What gives me the ick? Men touching the small of my back
Ickbait: Lauren O’Neill dissects “one of the most heinous practices in British nightlife”.
Life
Words: Lauren O'Neill
Each week, we ask a FACE contributor to break down their biggest ick. Check out previous columns here.
Picture this: you’re in a bar that’s busy but not especially crowded. Bad Habits by Ed Sheeran is playing and there are posters on the wall advertising a deal on Jägerbombs. You’re standing with a group of mates, maybe slightly in the way of the toilets or a door or something, but not being obstructive in any real sense. Your pal is showing you something on her phone so you move closer to her to see – and then, you feel it.
A hand brushing at the small of your back – two fingers in fact, one of them ever-so-gently touching your skin above the waistband – pushing you to the side, even though he could easily have walked past. You look up and a man with up to four shirt buttons undone is standing over you. “Excuse me darling,” he says, without stopping, striding over to the bogs or the smoking area, crossing a path that was clear anyway. All of this happens in under two seconds, but even so you are engulfed by a sensation, a lurching disgust, like your stomach is trying to find its way out of your body.
I’m afraid it’s a case of the ick.
When thinking about the concept of ‘the ick’, my mind immediately flashes to my own dating history, but many of my most specific icks trace too identifiably back to an individual person – and to my own weird dislikes – to warrant an entire column. There was, for example, the Tinder date whose shoes gave me so visceral an ick that I, Jesus forgive me, physically gagged upon noticing them. This would be good material if it weren’t for the fact that, if I were to describe the shoes in specific detail, it would give the game away – the man in question would know that I’d written an article about him. On balance, that feels a bit not on (though I do think that nobody who experiences an ick, which are frequently as petty as ‘watching them cross the road’ or ‘watching them tie their laces’, can claim moral high ground, and that is basically the entire reason why they’re so funny.)

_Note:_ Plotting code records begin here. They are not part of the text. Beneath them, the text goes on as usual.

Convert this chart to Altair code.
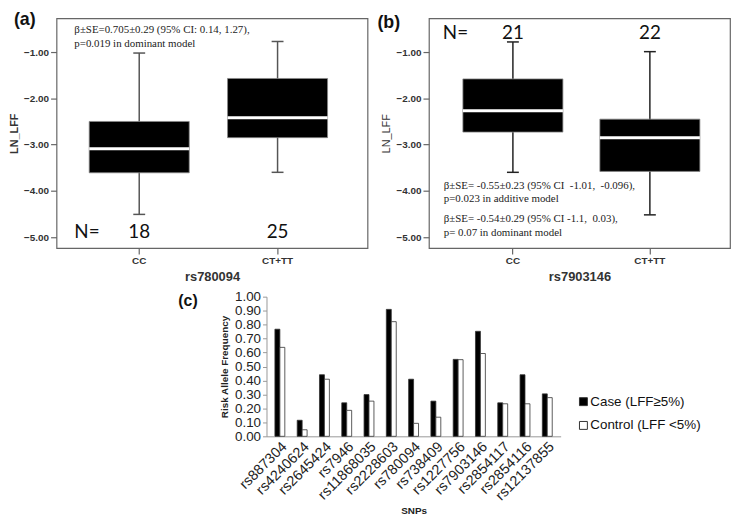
import altair as alt
import pandas as pd

# ---------------- data ----------------
# Panel (a): rs780094
a_groups = ["CC", "CT+TT"]
a_low = [-4.51, -3.60]
a_q1 = [-3.61, -2.85]
a_med = [-3.09, -2.42]
a_q3 = [-2.50, -1.57]
a_high = [-1.02, -0.77]
a_n = [18, 25]
a_notes = ["β±SE=0.705±0.29 (95% CI: 0.14, 1.27),", "p=0.019 in dominant model"]

# Panel (b): rs7903146
b_groups = ["CC", "CT+TT"]
b_low = [-3.60, -4.52]
b_q1 = [-2.73, -3.58]
b_med = [-2.27, -2.85]
b_q3 = [-1.58, -2.45]
b_high = [-0.78, -0.99]
b_n = [21, 22]
b_notes1 = ["β±SE= -0.55±0.23 (95% CI \u00a0-1.01, \u00a0-0.096),", "p=0.023 in additive model"]
b_notes2 = ["β±SE= -0.54±0.29 (95% CI -1.1, \u00a00.03),", "p= 0.07 in dominant model"]

# Panel (c): risk allele frequencies
snps = ["rs887304", "rs4240624", "rs2645424", "rs7946", "rs11868035", "rs2228603",
        "rs780094", "rs738409", "rs1227756", "rs7903146", "rs2854117", "rs2854116",
        "rs12137855"]
case_freq = [0.767, 0.115, 0.441, 0.240, 0.299, 0.909, 0.409, 0.252, 0.551, 0.752, 0.240, 0.441, 0.304]
control_freq = [0.637, 0.047, 0.409, 0.186, 0.252, 0.821, 0.093, 0.137, 0.549, 0.593, 0.233, 0.233, 0.277]
series = ["Case (LFF≥5%)", "Control (LFF <5%)"]
series_fill = ["black", "white"]

SANS = "Liberation Sans"
SERIF = "Liberation Serif"
Y_DOMAIN = [-5.24, -0.27]
H = 232
HC = 141


def box_panel(groups, low, q1, med, q3, high, n, xtitle, ytitle_weight, W, pi, po, align,
              whisk_color, tag, tag_xy, notes_list, n_y, nlab_x):
    df = pd.DataFrame({"g": groups, "low": low, "q1": q1, "med": med, "q3": q3,
                       "high": high, "n": n})
    xs = alt.X("g:N", sort=groups,
               scale=alt.Scale(paddingInner=pi, paddingOuter=po, align=align),
               axis=alt.Axis(title=xtitle, labelAngle=0, domain=False, tickColor="#666",
                             tickSize=6, tickWidth=1.2, labelFontSize=10,
                             labelFontWeight="bold", labelColor="#333", labelPadding=2,
                             titleFontSize=13, titleFontWeight="bold", titleColor="#333",
                             titlePadding=5, labelFont=SANS, titleFont=SANS))
    ysc = alt.Scale(domain=Y_DOMAIN, nice=False, zero=False)
    yax = alt.Axis(values=[-1, -2, -3, -4, -5], format=".2f", grid=False, domain=False,
                   tickColor="#666", tickSize=6, tickWidth=1.2, labelFontSize=10,
                   labelFontWeight="bold", labelColor="#333", labelPadding=2,
                   titleFontSize=11, titleFontWeight=ytitle_weight, titleColor="#333",
                   titlePadding=4, labelFont=SANS, titleFont=SANS)
    base = alt.Chart(df)
    whisk = base.mark_rule(color=whisk_color, strokeWidth=1.5).encode(
        x=xs, y=alt.Y("low:Q", scale=ysc, axis=yax, title="LN_LFF"), y2="high:Q")
    cap_lo = base.mark_tick(orient="horizontal", size=12, thickness=1.5, opacity=1,
                            color=whisk_color).encode(x=xs, y=alt.Y("low:Q", scale=ysc))
    cap_hi = base.mark_tick(orient="horizontal", size=12, thickness=1.5, opacity=1,
                            color=whisk_color).encode(x=xs, y=alt.Y("high:Q", scale=ysc))
    box = base.mark_bar(fill="black", stroke="#888", strokeWidth=0.8, opacity=1).encode(
        x=xs, y=alt.Y("q1:Q", scale=ysc), y2="q3:Q")
    median = base.mark_tick(orient="horizontal", size=101, thickness=3, opacity=1,
                            color="white").encode(x=xs, y=alt.Y("med:Q", scale=ysc))
    nums = base.mark_text(font="Lato", fontSize=19, color="#111",
                          baseline="middle").encode(x=xs, y=alt.value(n_y), text="n:Q")
    one = pd.DataFrame({"k": [0]})
    nlab = alt.Chart(one).mark_text(text="N=", font="Lato", fontSize=19, color="#111",
                                    align="left", baseline="middle").encode(
        x=alt.value(nlab_x), y=alt.value(n_y))
    tagm = alt.Chart(one).mark_text(text=tag, font=SANS, fontSize=18, fontWeight="bold",
                                    color="#111", align="left", baseline="top").encode(
        x=alt.value(tag_xy[0]), y=alt.value(tag_xy[1]))
    layers = [whisk, cap_lo, cap_hi, box, median, nums, nlab, tagm]
    for lines, (nx, ny) in notes_list:
        layers.append(alt.Chart(one).mark_text(text=lines, font=SERIF, fontSize=11,
                                               lineHeight=13.5, color="#222", align="left",
                                               baseline="top").encode(
            x=alt.value(nx), y=alt.value(ny)))
    return alt.layer(*layers).properties(
        width=W, height=H, view=alt.ViewBackground(stroke="#666", strokeWidth=1.2))


panel_a = box_panel(a_groups, a_low, a_q1, a_med, a_q3, a_high, a_n, "rs780094", "bold",
                    314, 0.277, 0.2625, 0.45, "#555", "(a)", (-43, -7),
                    [(a_notes, (18, 6))], H - 16, 18)
panel_b = box_panel(b_groups, b_low, b_q1, b_med, b_q3, b_high, b_n, "rs7903146", "normal",
                    304, 0.27, 0.234, 0.53, "#222", "(b)", (-52, -4),
                    [(b_notes1, (15, 163)), (b_notes2, (15, 197))], 15, 14)

# ---------------- panel (c) ----------------
df_c = pd.DataFrame({
    "snp": snps + snps,
    "series": [series[0]] * len(snps) + [series[1]] * len(snps),
    "freq": case_freq + control_freq,
})
bars = alt.Chart(df_c).mark_bar(stroke="#333", strokeWidth=0.8).encode(
    x=alt.X("snp:N", sort=snps,
            scale=alt.Scale(paddingInner=0.556, paddingOuter=0.378),
            axis=alt.Axis(title="SNPs", labelAngle=-45, ticks=False, domainColor="#999",
                          labelFontSize=14.5, labelFont=SANS, labelColor="#222",
                          labelPadding=3, labelOverlap=False, titleFontSize=10,
                          titleFontWeight="bold", titleFont=SANS, titleColor="#222",
                          titlePadding=3)),
    xOffset=alt.XOffset("series:N", sort=series,
                        scale=alt.Scale(paddingInner=0, paddingOuter=0)),
    y=alt.Y("freq:Q", scale=alt.Scale(domain=[0, 1], nice=False),
            axis=alt.Axis(values=[i / 10 for i in range(11)], format=".2f", grid=False,
                          domainColor="#999", tickColor="#999", tickSize=4,
                          labelFontSize=13.5, labelFont=SANS, labelColor="#222",
                          labelPadding=2, labelOverlap=False, labelBound=False,
                          title="Risk Allele Frequency", titleFontSize=10,
                          titleFontWeight="bold", titleFont=SANS, titleColor="#222",
                          titlePadding=5)),
    fill=alt.Fill("series:N", sort=series,
                  scale=alt.Scale(domain=series, range=series_fill), legend=None),
)
one_c = pd.DataFrame({"k": [0]})
tag_c = alt.Chart(one_c).mark_text(
    text="(c)", font=SANS, fontSize=16, fontWeight="bold", color="#111",
    align="left", baseline="top").encode(x=alt.value(-89), y=alt.value(-4))

# manual legend (right of the plot, low down)
legend_layers = []
for i, (name, fill) in enumerate(zip(series, series_fill)):
    ly = 106 + 24 * i
    legend_layers.append(alt.Chart(one_c).mark_square(
        size=64, filled=True, fill=fill, stroke="#333", strokeWidth=1, opacity=1).encode(
        x=alt.value(320), y=alt.value(ly)))
    legend_layers.append(alt.Chart(one_c).mark_text(
        text=name, font=SANS, fontSize=13.5, color="#111", align="left",
        baseline="middle").encode(x=alt.value(327), y=alt.value(ly)))

panel_c = alt.layer(bars, tag_c, *legend_layers).properties(width=297, height=HC)

spacer = alt.Chart(pd.DataFrame({"k": [0]})).mark_point(opacity=0).properties(
    width=123, height=10)

top = alt.hconcat(panel_a, panel_b, spacing=8)
bottom = alt.hconcat(spacer, panel_c, spacing=0)

chart = alt.vconcat(top, bottom, spacing=5).properties(padding=0).configure(
    font=SANS).configure_view(strokeWidth=0)

chart.save("out.html", embed_options={"renderer": "svg", "actions": False})
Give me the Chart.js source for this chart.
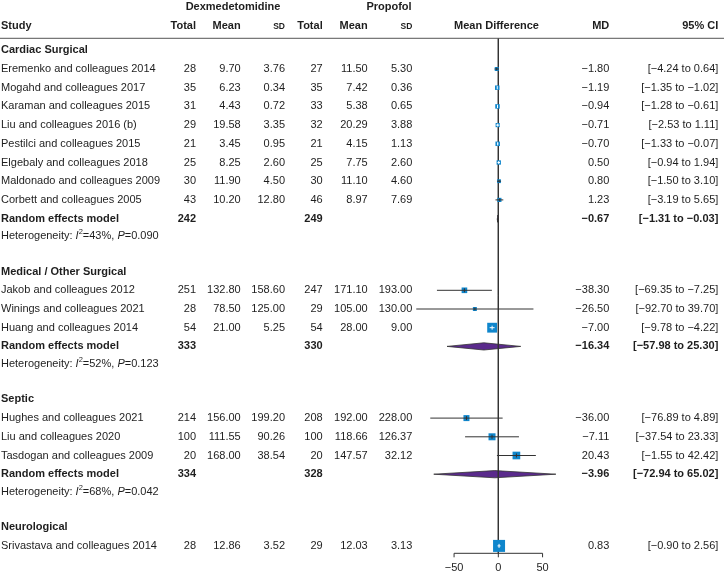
<!DOCTYPE html>
<html>
<head>
<meta charset="utf-8">
<script src="https://cdn.jsdelivr.net/npm/chart.js@4.4.1/dist/chart.umd.min.js"></script>
<style>
  html, body { margin: 0; padding: 0; background: #fff; }
  #wrap { width: 724px; height: 576px; position: relative; }
</style>
</head>
<body>
<div id="wrap"><canvas id="forestChart"></canvas></div>
<script>

// ---- data ----
const groups = ["Cardiac Surgical", "Medical / Other Surgical", "Septic", "Neurological"];

const studies = [
    "Eremenko and colleagues 2014",
    "Mogahd and colleagues 2017",
    "Karaman and colleagues 2015",
    "Liu and colleagues 2016 (b)",
    "Pestilci and colleagues 2015",
    "Elgebaly and colleagues 2018",
    "Maldonado and colleagues 2009",
    "Corbett and colleagues 2005",
    "Jakob and colleagues 2012",
    "Winings and colleagues 2021",
    "Huang and colleagues 2014",
    "Hughes and colleagues 2021",
    "Liu and colleagues 2020",
    "Tasdogan and colleagues 2009",
    "Srivastava and colleagues 2014"
];
const studyGroup = [0, 0, 0, 0, 0, 0, 0, 0, 1, 1, 1, 2, 2, 2, 3];

const dexTotal = [28, 35, 31, 29, 21, 25, 30, 43, 251, 28, 54, 214, 100, 20, 28];
const dexMean = [9.70, 6.23, 4.43, 19.58, 3.45, 8.25, 11.90, 10.20, 132.80, 78.50, 21.00, 156.00, 111.55, 168.00, 12.86];
const dexSD = [3.76, 0.34, 0.72, 3.35, 0.95, 2.60, 4.50, 12.80, 158.60, 125.00, 5.25, 199.20, 90.26, 38.54, 3.52];

const propTotal = [27, 35, 33, 32, 21, 25, 30, 46, 247, 29, 54, 208, 100, 20, 29];
const propMean = [11.50, 7.42, 5.38, 20.29, 4.15, 7.75, 11.10, 8.97, 171.10, 105.00, 28.00, 192.00, 118.66, 147.57, 12.03];
const propSD = [5.30, 0.36, 0.65, 3.88, 1.13, 2.60, 4.60, 7.69, 193.00, 130.00, 9.00, 228.00, 126.37, 32.12, 3.13];

const md = [-1.80, -1.19, -0.94, -0.71, -0.70, 0.50, 0.80, 1.23, -38.30, -26.50, -7.00, -36.00, -7.11, 20.43, 0.83];
const ciLow = [-4.24, -1.35, -1.28, -2.53, -1.33, -0.94, -1.50, -3.19, -69.35, -92.70, -9.78, -76.89, -37.54, -1.55, -0.90];
const ciHigh = [0.64, -1.02, -0.61, 1.11, -0.07, 1.94, 3.10, 5.65, -7.25, 39.70, -4.22, 4.89, 23.33, 42.42, 2.56];
// estimated relative weight within subgroup (%), drives the box area
const weight = [11, 14, 14, 12, 14, 13, 10, 12, 22, 11, 67, 25, 34, 41, 100];

// random effects model, one per subgroup with more than one study
const pooledDex = [242, 333, 334];
const pooledProp = [249, 330, 328];
const pooledMD = [-0.67, -16.34, -3.96];
const pooledLow = [-1.31, -57.98, -72.94];
const pooledHigh = [-0.03, 25.30, 65.02];
const hetI2 = [43, 52, 68];
const hetP = ["0.090", "0.123", "0.042"];

const xTicks = [-50, 0, 50];

// ---- layout ----
const W = 724, H = 576;
const X_MIN = -563.05, X_MAX = 255.0;
const PX_PER_UNIT = W / (X_MAX - X_MIN);
const ROW = 18.7, HET_STEP = 17.5, GROUP_GAP = 35.5, FIRST_Y = 50.3;
const HEAD1_Y = 6.5, HEAD2_Y = 26.3, RULE_Y = 38.3, AXIS_Y = 553.3;
const DIAMOND_H = 3.6;

const FONT = '"Liberation Sans", Arial, Helvetica, sans-serif';
const TEXT = "#1e1e1e";
const BOX = "#0f86cc";
const DIAMOND = "#5a2a8c";

const col = {
    study: 1, dexTotal: 196, dexMean: 240.7, dexSD: 285,
    propTotal: 322.7, propMean: 367.7, propSD: 412.3,
    md: 609.3, ci: 718.3
};

const rows = [];
const studyY = [];
const pooledY = [];
let yPos = FIRST_Y;
groups.forEach((g, gi) => {
    rows.push({ type: "group", gi: gi, y: yPos });
    studies.forEach((s, si) => {
        if (studyGroup[si] === gi) {
            yPos += ROW;
            studyY[si] = yPos;
            rows.push({ type: "study", si: si, y: yPos });
        }
    });
    if (gi < pooledMD.length) {
        yPos += ROW;
        pooledY[gi] = yPos;
        rows.push({ type: "pooled", gi: gi, y: yPos });
        yPos += HET_STEP;
        rows.push({ type: "het", gi: gi, y: yPos });
    }
    yPos += GROUP_GAP;
});

function boxSide(w) {
    return 1.2 * Math.sqrt(w);
}

function ciFitsInBox(i) {
    return (ciHigh[i] - ciLow[i]) * PX_PER_UNIT <= boxSide(weight[i]);
}

function num(v, d) {
    const s = Math.abs(v).toFixed(d);
    return v < 0 ? "\u2212" + s : s;
}

// ---- datasets ----
const datasets = [];

pooledMD.forEach((m, gi) => {
    datasets.push({
        data: [
            { x: pooledLow[gi], y: pooledY[gi] },
            { x: m, y: pooledY[gi] - DIAMOND_H },
            { x: pooledHigh[gi], y: pooledY[gi] }
        ],
        showLine: true, pointRadius: 0, borderColor: "#333", borderWidth: 0.8,
        fill: false, order: 10
    });
    datasets.push({
        data: [
            { x: pooledLow[gi], y: pooledY[gi] },
            { x: m, y: pooledY[gi] + DIAMOND_H },
            { x: pooledHigh[gi], y: pooledY[gi] }
        ],
        showLine: true, pointRadius: 0, borderColor: "#333", borderWidth: 0.8,
        fill: "-1", backgroundColor: DIAMOND, order: 10
    });
});

// line of no effect
datasets.push({
    data: [{ x: 0, y: RULE_Y }, { x: 0, y: AXIS_Y }],
    showLine: true, pointRadius: 0, borderColor: "#333", borderWidth: 1, order: 9
});

// study boxes
datasets.push({
    data: md.map((v, i) => ({ x: v, y: studyY[i], w: weight[i] })),
    pointStyle: "rect",
    pointRadius: c => boxSide(c.raw.w) / Math.SQRT2,
    backgroundColor: BOX, borderWidth: 0, order: 8
});

// confidence intervals
md.forEach((v, i) => {
    datasets.push({
        data: [{ x: ciLow[i], y: studyY[i] }, { x: ciHigh[i], y: studyY[i] }],
        showLine: true, pointRadius: 0,
        borderColor: ciFitsInBox(i) ? "#ffffff" : "#333333",
        borderWidth: 1, order: 7
    });
});

// tick at the point estimate
datasets.push({
    data: md.map((v, i) => ({ x: v, y: studyY[i], w: weight[i], i: i })),
    pointStyle: "line", rotation: 90,
    pointRadius: c => Math.min(2, boxSide(c.raw.w) / 2 - 0.6),
    borderColor: c => ciFitsInBox(c.raw.i) ? "#ffffff" : "#333333",
    borderWidth: 1, order: 6
});

// ---- table text, rule and axis ----
const tablePlugin = {
    id: "tableText",
    afterDraw(chart) {
        const ctx = chart.ctx;
        const ys = chart.scales.y;
        const xs = chart.scales.x;

        ctx.save();
        ctx.fillStyle = TEXT;
        ctx.textBaseline = "middle";

        function txt(s, x, y, align, style, size) {
            ctx.font = `${style || ""} ${size || 11}px ${FONT}`;
            ctx.textAlign = align;
            ctx.fillText(s, x, y);
        }

        // headers
        txt("Dexmedetomidine", 233, HEAD1_Y, "center", "bold");
        txt("Propofol", 389, HEAD1_Y, "center", "bold");
        txt("Study", col.study, HEAD2_Y, "left", "bold");
        txt("Total", col.dexTotal, HEAD2_Y, "right", "bold");
        txt("Mean", col.dexMean, HEAD2_Y, "right", "bold");
        txt("SD", col.dexSD, HEAD2_Y + 0.5, "right", "bold", 8.5);
        txt("Total", col.propTotal, HEAD2_Y, "right", "bold");
        txt("Mean", col.propMean, HEAD2_Y, "right", "bold");
        txt("SD", col.propSD, HEAD2_Y + 0.5, "right", "bold", 8.5);
        txt("Mean Difference", 496.5, HEAD2_Y, "center", "bold");
        txt("MD", col.md, HEAD2_Y, "right", "bold");
        txt("95% CI", col.ci, HEAD2_Y, "right", "bold");

        ctx.strokeStyle = "#555";
        ctx.lineWidth = 1;
        ctx.beginPath();
        ctx.moveTo(0, RULE_Y);
        ctx.lineTo(W, RULE_Y);
        ctx.stroke();

        rows.forEach(r => {
            const y = ys.getPixelForValue(r.y);
            if (r.type === "group") {
                txt(groups[r.gi], col.study, y, "left", "bold");
            } else if (r.type === "study") {
                const i = r.si;
                txt(studies[i], col.study, y, "left");
                txt(String(dexTotal[i]), col.dexTotal, y, "right");
                txt(num(dexMean[i], 2), col.dexMean, y, "right");
                txt(num(dexSD[i], 2), col.dexSD, y, "right");
                txt(String(propTotal[i]), col.propTotal, y, "right");
                txt(num(propMean[i], 2), col.propMean, y, "right");
                txt(num(propSD[i], 2), col.propSD, y, "right");
                txt(num(md[i], 2), col.md, y, "right");
                txt("[" + num(ciLow[i], 2) + " to " + num(ciHigh[i], 2) + "]", col.ci, y, "right");
            } else if (r.type === "pooled") {
                const g = r.gi;
                txt("Random effects model", col.study, y, "left", "bold");
                txt(String(pooledDex[g]), col.dexTotal, y, "right", "bold");
                txt(String(pooledProp[g]), col.propTotal, y, "right", "bold");
                txt(num(pooledMD[g], 2), col.md, y, "right", "bold");
                txt("[" + num(pooledLow[g], 2) + " to " + num(pooledHigh[g], 2) + "]", col.ci, y, "right", "bold");
            } else if (r.type === "het") {
                const parts = [
                    ["Heterogeneity: ", "", 11, 0],
                    ["I", "italic", 11, 0],
                    ["2", "", 7.5, -4],
                    ["=" + hetI2[r.gi] + "%, ", "", 11, 0],
                    ["P", "italic", 11, 0],
                    ["=" + hetP[r.gi], "", 11, 0]
                ];
                let x = col.study;
                parts.forEach(p => {
                    ctx.font = `${p[1]} ${p[2]}px ${FONT}`;
                    ctx.textAlign = "left";
                    ctx.fillText(p[0], x, y + p[3]);
                    x += ctx.measureText(p[0]).width;
                });
            }
        });

        // x axis, only over the tick range
        const ay = ys.getPixelForValue(AXIS_Y);
        const x0 = xs.getPixelForValue(xTicks[0]);
        const x1 = xs.getPixelForValue(xTicks[xTicks.length - 1]);
        ctx.strokeStyle = "#333";
        ctx.beginPath();
        ctx.moveTo(x0, ay);
        ctx.lineTo(x1, ay);
        xTicks.forEach(t => {
            const px = xs.getPixelForValue(t);
            ctx.moveTo(px, ay);
            ctx.lineTo(px, ay + 4);
        });
        ctx.stroke();
        xTicks.forEach(t => {
            txt(num(t, 0), xs.getPixelForValue(t), ay + 14.5, "center", "", 11);
        });

        ctx.restore();
    }
};

new Chart(document.getElementById("forestChart"), {
    type: "scatter",
    data: { datasets: datasets },
    options: {
        responsive: true,
        maintainAspectRatio: false,
        animation: false,
        events: [],
        layout: { padding: 0, autoPadding: false },
        plugins: {
            legend: { display: false },
            tooltip: { enabled: false },
            title: { display: false }
        },
        scales: {
            x: { type: "linear", min: X_MIN, max: X_MAX, display: false },
            y: { type: "linear", min: 0, max: H, reverse: true, display: false }
        }
    },
    plugins: [tablePlugin]
});
</script>
</body>
</html>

On one hand, perhaps it would be helpful for him to know that the shoes were bad, but the other, I accept that the deficiency is mine for caring about types of shoes so much that I would experience a gastroenterological response when confronted with some I didn’t like. Benevolently, therefore, I have decided to address something more general, in an act of public service if you will, to put a stop to one of the most heinous practices in British nightlife.
This strange little back-tap of which I speak – this finger-sweeping, this weak little attempt at a show of dominance – is the Jeans and Sheuxsss of physical contact (not least because the people who usually do it tend to be tie-off, collar-open, Peronis-with-the-boys-from-Acquisitions types of fellas, though I have also seen it from men of all stripes. My ick knows no exception). It feels retro, from a different time, like pâté or aerobics, but still, it persists.
I’m aware that not everyone hates it when guys do this – I have friends who differ with me on the issue, enjoying the frisson of a small encounter with a stranger, which I respect. But we all have different crosses to bear when it comes to the ick, and my personal findings, after many experiences of it, are simply that the “family friend ‘accidentally’ grazing your arse in the buffet queue at a wedding” vibes of this simple action are too much to take.
For me, there’s a sort of failed sexuality there: the sense that if you’re doing this, you’re taking the opportunity to touch women in passing because you’re unable to engineer such a chance otherwise – simply by being hot or funny and making them want to touch you back, say. There’s also entitlement, both with regards to other people’s bodies and personal space, that sort of puts it on the clicking-at-waiters spectrum, which is a terrible place to find yourself.
Entirely sexless and ultimately pointless, these small-of-the-back-strokes are the scourges of a good time. And now we’re all back at the club, or at bars where we’re simply trying to tolerate the musical stylings of Big Ed, men would do well to remember that every time you brush a woman to the side as you walk past, in a way you imagine is confident and masculine, you might just be conjuring an all-consuming ick. Be vigilant, alright?